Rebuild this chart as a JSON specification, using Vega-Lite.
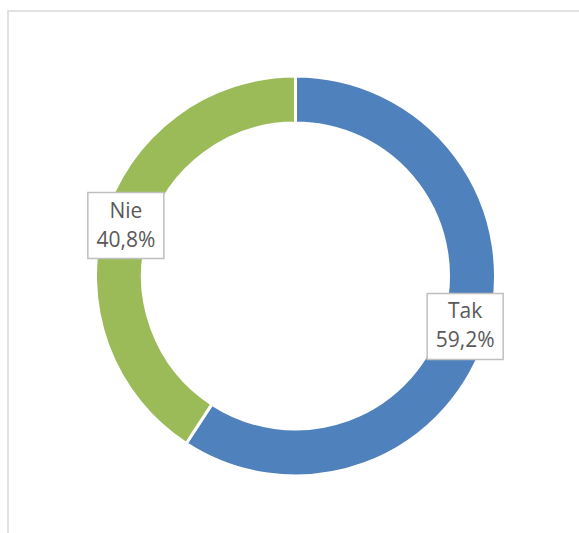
{
  "$schema": "https://vega.github.io/schema/vega-lite/v6.json",
  "autosize": {"type": "none"},
  "padding": {"left": 8, "top": 11, "right": 0, "bottom": 0},
  "width": 575,
  "height": 530,
  "background": "white",
  "view": {"stroke": "#d9d9d9", "strokeWidth": 1.5},
  "data": {
    "values": [
      {"category": "Tak", "value": 59.2},
      {"category": "Nie", "value": 40.8}
    ]
  },
  "transform": [
    {"window": [{"op": "sum", "field": "value", "as": "cum"}], "sort": [{"field": "value", "order": "descending"}], "frame": [null, 0]},
    {"joinaggregate": [{"op": "sum", "field": "value", "as": "total"}]},
    {"calculate": "2 * PI * (datum.cum - datum.value / 2) / datum.total", "as": "mid"},
    {"calculate": "sin(datum.mid)", "as": "lx"},
    {"calculate": "cos(datum.mid)", "as": "ly"},
    {"calculate": "datum.category + '\\n' + replace(format(datum.value, '.1f'), '.', ',') + '%'", "as": "label"}
  ],
  "encoding": {
    "theta": {"field": "value", "type": "quantitative", "stack": true},
    "order": {"field": "value", "sort": "descending"},
    "color": {
      "field": "category",
      "type": "nominal",
      "scale": {"domain": ["Tak", "Nie"], "range": ["#4F81BD", "#9BBB59"]},
      "legend": null
    }
  },
  "layer": [
    {
      "mark": {"type": "arc", "outerRadius": 200, "innerRadius": 153, "stroke": "white", "strokeWidth": 3}
    },
    {
      "mark": {
        "type": "point",
        "shape": "M-1,-0.87L1,-0.87L1,0.87L-1,0.87Z",
        "size": 5776,
        "filled": true,
        "fill": "white",
        "fillOpacity": 1,
        "stroke": "#bfbfbf",
        "strokeWidth": 1.5,
        "opacity": 1
      },
      "encoding": {
        "theta": null,
        "order": null,
        "color": null,
        "x": {"field": "lx", "type": "quantitative", "scale": {"domain": [-1.6243, 1.6243], "nice": false, "zero": false}, "axis": null},
        "y": {"field": "ly", "type": "quantitative", "scale": {"domain": [-1.4972, 1.4972], "nice": false, "zero": false}, "axis": null}
      }
    },
    {
      "mark": {
        "type": "text",
        "radius": 177,
        "font": "Open Sans",
        "fontSize": 21,
        "lineHeight": 29,
        "lineBreak": "\n",
        "align": "center",
        "baseline": "middle",
        "dy": -14,
        "fill": "#595959"
      },
      "encoding": {
        "text": {"field": "label"},
        "color": null
      }
    }
  ],
  "config": {"axis": {"disable": true}}
}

• • •

Exercise goal.
Print the complete listing exactly as it stands, without its pictures.

Answer to this exercise.
Rebuild this chart as a JSON specification, using Vega-Lite.
{
  "$schema": "https://vega.github.io/schema/vega-lite/v6.json",
  "autosize": {"type": "none"},
  "padding": {"left": 8, "top": 11, "right": 0, "bottom": 0},
  "width": 575,
  "height": 530,
  "background": "white",
  "view": {"stroke": "#d9d9d9", "strokeWidth": 1.5},
  "data": {
    "values": [
      {"category": "Tak", "value": 59.2},
      {"category": "Nie", "value": 40.8}
    ]
  },
  "transform": [
    {"window": [{"op": "sum", "field": "value", "as": "cum"}], "sort": [{"field": "value", "order": "descending"}], "frame": [null, 0]},
    {"joinaggregate": [{"op": "sum", "field": "value", "as": "total"}]},
    {"calculate": "2 * PI * (datum.cum - datum.value / 2) / datum.total", "as": "mid"},
    {"calculate": "sin(datum.mid)", "as": "lx"},
    {"calculate": "cos(datum.mid)", "as": "ly"},
    {"calculate": "datum.category + '\\n' + replace(format(datum.value, '.1f'), '.', ',') + '%'", "as": "label"}
  ],
  "encoding": {
    "theta": {"field": "value", "type": "quantitative", "stack": true},
    "order": {"field": "value", "sort": "descending"},
    "color": {
      "field": "category",
      "type": "nominal",
      "scale": {"domain": ["Tak", "Nie"], "range": ["#4F81BD", "#9BBB59"]},
      "legend": null
    }
  },
  "layer": [
    {
      "mark": {"type": "arc", "outerRadius": 200, "innerRadius": 153, "stroke": "white", "strokeWidth": 3}
    },
    {
      "mark": {
        "type": "point",
        "shape": "M-1,-0.87L1,-0.87L1,0.87L-1,0.87Z",
        "size": 5776,
        "filled": true,
        "fill": "white",
        "fillOpacity": 1,
        "stroke": "#bfbfbf",
        "strokeWidth": 1.5,
        "opacity": 1
      },
      "encoding": {
        "theta": null,
        "order": null,
        "color": null,
        "x": {"field": "lx", "type": "quantitative", "scale": {"domain": [-1.6243, 1.6243], "nice": false, "zero": false}, "axis": null},
        "y": {"field": "ly", "type": "quantitative", "scale": {"domain": [-1.4972, 1.4972], "nice": false, "zero": false}, "axis": null}
      }
    },
    {
      "mark": {
        "type": "text",
        "radius": 177,
        "font": "Open Sans",
        "fontSize": 21,
        "lineHeight": 29,
        "lineBreak": "\n",
        "align": "center",
        "baseline": "middle",
        "dy": -14,
        "fill": "#595959"
      },
      "encoding": {
        "text": {"field": "label"},
        "color": null
      }
    }
  ],
  "config": {"axis": {"disable": true}}
}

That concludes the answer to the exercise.